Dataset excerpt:
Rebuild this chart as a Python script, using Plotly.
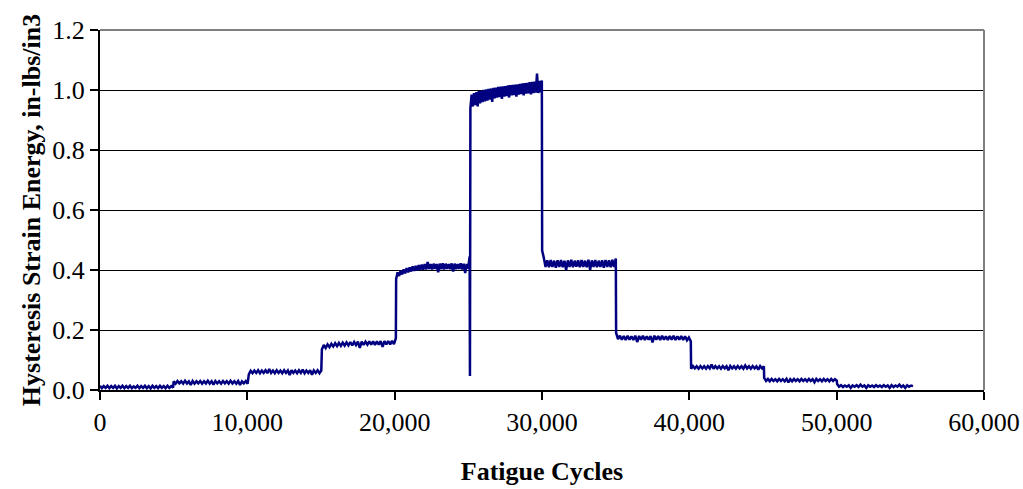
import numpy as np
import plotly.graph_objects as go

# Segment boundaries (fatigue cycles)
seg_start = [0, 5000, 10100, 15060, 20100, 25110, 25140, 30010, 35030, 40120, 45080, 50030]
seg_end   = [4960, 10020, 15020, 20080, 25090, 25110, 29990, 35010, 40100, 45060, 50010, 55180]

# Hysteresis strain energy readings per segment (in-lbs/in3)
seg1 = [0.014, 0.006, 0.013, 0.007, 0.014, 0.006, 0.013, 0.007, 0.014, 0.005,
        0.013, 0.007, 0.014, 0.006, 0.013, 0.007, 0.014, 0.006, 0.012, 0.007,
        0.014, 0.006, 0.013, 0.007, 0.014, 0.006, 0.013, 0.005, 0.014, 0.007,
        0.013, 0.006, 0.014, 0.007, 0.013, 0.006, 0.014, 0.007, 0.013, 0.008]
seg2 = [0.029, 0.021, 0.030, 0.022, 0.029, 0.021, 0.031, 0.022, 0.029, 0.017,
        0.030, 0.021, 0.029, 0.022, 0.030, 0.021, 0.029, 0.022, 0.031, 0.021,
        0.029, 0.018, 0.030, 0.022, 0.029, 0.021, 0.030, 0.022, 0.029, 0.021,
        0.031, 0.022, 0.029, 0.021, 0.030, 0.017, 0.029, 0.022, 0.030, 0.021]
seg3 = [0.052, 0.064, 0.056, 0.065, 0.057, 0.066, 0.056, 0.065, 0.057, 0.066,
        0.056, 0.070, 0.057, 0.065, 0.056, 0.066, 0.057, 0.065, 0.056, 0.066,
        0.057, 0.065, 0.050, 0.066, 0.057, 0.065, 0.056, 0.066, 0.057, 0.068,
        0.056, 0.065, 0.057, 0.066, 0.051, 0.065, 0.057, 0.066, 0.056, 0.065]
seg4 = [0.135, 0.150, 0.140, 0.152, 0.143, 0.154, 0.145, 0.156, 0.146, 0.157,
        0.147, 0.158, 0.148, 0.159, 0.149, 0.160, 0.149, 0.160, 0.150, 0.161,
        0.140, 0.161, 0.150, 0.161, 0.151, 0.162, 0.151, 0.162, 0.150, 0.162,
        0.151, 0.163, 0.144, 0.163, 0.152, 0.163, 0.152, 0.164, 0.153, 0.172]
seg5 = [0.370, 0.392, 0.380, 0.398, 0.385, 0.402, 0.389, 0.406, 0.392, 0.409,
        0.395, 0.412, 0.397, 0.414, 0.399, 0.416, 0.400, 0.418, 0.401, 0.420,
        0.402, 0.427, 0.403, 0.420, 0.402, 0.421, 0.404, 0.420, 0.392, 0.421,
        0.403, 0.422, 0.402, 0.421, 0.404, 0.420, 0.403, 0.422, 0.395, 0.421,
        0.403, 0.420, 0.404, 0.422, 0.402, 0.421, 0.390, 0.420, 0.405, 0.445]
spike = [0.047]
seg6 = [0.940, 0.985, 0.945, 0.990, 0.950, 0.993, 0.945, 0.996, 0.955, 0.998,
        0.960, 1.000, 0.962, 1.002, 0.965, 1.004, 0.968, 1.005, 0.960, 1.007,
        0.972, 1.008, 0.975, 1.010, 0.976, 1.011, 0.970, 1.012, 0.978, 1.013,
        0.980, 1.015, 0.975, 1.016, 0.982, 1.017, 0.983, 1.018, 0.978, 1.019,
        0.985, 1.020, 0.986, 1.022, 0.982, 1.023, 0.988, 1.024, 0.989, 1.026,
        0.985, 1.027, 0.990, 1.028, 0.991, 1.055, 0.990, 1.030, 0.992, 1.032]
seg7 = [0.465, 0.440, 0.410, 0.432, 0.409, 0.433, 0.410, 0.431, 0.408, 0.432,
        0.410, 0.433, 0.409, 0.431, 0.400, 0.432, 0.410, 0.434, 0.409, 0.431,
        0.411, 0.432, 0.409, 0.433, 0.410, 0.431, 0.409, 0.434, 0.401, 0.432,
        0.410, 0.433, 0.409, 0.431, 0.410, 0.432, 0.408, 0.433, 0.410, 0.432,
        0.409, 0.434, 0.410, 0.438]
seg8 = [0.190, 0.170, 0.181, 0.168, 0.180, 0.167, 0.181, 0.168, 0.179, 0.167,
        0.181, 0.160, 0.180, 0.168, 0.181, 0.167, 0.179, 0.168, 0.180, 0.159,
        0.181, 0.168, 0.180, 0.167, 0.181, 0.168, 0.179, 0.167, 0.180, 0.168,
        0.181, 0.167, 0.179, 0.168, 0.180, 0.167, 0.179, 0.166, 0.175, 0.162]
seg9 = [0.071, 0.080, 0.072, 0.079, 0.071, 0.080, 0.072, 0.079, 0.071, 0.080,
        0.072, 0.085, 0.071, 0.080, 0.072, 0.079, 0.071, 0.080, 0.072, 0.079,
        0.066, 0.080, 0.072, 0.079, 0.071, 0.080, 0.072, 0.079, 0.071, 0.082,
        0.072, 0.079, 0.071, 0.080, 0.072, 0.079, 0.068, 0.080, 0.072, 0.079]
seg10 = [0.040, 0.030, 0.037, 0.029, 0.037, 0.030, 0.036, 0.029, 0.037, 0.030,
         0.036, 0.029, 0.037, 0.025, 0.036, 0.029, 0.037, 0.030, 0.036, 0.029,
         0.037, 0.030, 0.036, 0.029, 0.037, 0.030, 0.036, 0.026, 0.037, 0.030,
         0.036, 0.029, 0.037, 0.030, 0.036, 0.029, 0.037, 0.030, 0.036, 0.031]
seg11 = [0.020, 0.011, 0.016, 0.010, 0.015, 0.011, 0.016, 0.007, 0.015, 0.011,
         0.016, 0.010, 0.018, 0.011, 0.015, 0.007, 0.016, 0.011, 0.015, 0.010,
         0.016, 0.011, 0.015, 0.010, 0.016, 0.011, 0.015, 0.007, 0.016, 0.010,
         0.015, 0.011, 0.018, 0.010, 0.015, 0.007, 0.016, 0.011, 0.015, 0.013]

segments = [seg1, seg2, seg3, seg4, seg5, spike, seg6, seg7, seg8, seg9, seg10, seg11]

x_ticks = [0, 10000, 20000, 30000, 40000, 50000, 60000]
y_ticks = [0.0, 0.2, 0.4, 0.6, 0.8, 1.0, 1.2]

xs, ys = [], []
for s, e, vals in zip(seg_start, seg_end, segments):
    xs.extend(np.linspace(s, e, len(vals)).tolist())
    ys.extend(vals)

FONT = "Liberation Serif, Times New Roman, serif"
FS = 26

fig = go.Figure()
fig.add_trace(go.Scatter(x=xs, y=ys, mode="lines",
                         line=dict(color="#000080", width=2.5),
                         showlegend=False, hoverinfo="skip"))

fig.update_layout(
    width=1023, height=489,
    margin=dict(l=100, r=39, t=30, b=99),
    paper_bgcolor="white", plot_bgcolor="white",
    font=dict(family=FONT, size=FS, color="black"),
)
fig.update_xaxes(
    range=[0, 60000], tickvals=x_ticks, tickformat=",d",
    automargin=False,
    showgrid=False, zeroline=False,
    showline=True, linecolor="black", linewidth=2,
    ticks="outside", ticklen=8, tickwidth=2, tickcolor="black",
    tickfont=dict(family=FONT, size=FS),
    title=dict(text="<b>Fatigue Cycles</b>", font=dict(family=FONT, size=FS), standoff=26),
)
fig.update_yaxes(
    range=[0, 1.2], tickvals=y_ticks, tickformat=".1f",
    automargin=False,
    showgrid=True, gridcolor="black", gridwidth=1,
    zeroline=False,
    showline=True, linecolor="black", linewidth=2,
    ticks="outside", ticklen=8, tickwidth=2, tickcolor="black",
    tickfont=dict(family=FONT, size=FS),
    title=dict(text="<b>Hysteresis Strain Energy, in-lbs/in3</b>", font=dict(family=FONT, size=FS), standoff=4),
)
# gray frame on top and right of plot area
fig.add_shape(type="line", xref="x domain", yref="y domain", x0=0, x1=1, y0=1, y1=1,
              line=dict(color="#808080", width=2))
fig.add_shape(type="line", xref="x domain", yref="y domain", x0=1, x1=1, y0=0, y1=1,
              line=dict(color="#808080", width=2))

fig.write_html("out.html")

* * *

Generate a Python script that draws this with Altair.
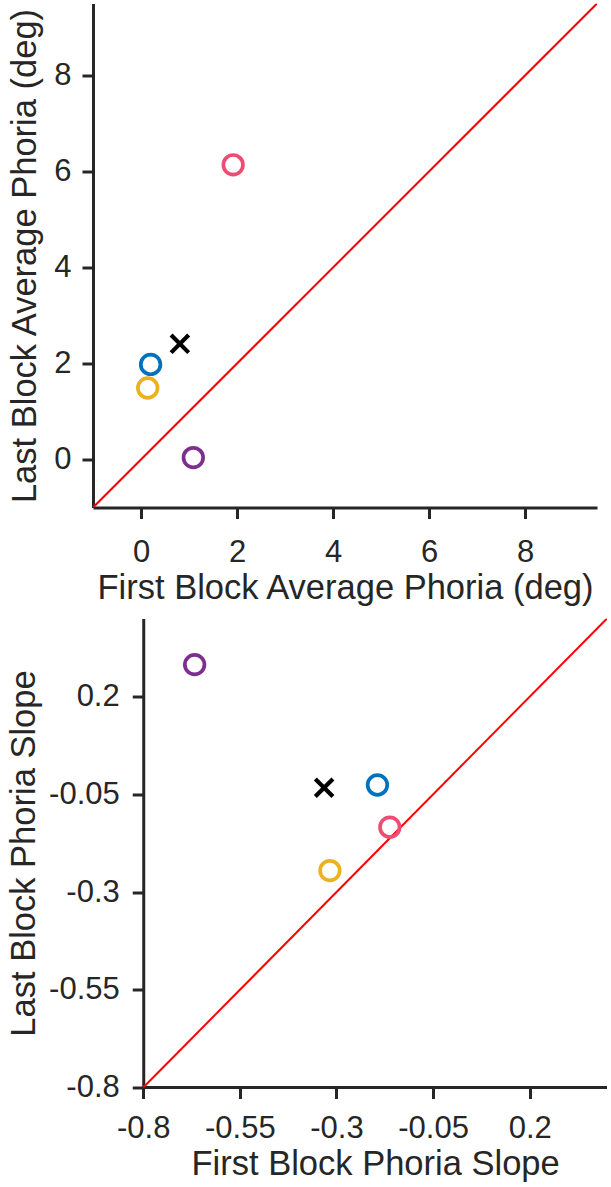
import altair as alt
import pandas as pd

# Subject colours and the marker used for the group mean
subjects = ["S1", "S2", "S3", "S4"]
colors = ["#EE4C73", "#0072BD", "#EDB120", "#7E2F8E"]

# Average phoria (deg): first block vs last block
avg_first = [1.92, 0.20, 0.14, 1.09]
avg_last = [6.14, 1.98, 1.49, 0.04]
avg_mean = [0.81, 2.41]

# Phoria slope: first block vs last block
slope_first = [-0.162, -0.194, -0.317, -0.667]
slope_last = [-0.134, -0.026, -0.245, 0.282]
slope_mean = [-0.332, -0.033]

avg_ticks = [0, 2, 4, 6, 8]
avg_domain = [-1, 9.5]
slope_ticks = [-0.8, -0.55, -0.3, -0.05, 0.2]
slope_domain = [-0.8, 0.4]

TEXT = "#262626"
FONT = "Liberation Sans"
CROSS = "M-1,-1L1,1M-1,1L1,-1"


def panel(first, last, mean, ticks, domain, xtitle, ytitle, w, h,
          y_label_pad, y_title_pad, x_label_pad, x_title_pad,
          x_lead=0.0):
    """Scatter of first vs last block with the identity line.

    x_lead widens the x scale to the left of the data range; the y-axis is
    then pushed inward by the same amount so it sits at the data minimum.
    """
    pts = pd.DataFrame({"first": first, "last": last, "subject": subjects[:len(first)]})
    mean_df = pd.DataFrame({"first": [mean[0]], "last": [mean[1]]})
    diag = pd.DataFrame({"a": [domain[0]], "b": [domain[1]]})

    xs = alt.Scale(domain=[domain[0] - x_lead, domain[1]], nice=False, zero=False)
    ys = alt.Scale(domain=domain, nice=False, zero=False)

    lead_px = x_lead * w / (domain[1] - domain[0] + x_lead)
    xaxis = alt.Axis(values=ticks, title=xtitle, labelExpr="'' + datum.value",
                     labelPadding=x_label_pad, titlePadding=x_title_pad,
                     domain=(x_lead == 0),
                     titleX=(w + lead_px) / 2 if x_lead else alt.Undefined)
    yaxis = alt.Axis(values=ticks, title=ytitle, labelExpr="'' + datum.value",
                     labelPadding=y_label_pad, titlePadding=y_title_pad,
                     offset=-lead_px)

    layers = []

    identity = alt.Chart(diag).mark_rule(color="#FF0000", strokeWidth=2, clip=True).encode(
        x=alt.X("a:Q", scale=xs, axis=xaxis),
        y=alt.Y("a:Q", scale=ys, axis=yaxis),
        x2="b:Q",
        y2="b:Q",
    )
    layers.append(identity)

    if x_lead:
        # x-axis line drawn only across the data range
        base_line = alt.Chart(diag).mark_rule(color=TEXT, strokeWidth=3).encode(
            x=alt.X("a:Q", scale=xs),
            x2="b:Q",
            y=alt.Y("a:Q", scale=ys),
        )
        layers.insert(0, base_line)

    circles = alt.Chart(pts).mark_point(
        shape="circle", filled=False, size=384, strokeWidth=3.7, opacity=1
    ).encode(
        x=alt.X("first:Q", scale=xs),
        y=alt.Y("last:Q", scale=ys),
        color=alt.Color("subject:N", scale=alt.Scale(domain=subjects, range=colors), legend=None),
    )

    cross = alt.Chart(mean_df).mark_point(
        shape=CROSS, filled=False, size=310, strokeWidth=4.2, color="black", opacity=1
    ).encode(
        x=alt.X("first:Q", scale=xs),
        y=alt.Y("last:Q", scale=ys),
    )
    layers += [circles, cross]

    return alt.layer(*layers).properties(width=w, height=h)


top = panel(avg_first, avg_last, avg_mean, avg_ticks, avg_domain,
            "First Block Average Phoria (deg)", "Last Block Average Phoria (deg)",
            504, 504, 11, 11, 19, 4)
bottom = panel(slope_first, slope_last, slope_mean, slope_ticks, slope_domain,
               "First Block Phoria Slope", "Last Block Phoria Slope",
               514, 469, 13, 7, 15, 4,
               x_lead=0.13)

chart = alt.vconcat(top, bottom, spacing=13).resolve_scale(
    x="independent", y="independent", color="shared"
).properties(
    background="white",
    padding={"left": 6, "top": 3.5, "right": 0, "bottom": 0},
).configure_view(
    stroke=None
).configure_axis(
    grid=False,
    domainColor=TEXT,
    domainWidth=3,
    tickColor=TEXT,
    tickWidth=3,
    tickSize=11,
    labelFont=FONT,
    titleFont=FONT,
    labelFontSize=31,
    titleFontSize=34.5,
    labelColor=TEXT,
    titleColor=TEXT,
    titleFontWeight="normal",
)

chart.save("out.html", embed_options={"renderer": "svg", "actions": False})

→ **Instructions to follow**
Only lines with "this" are wanted here; list each of them.

→ **Output of the exercise**
Rebuild this chart as a Python script, using Plotly.
Generate a Python script that draws this with Altair.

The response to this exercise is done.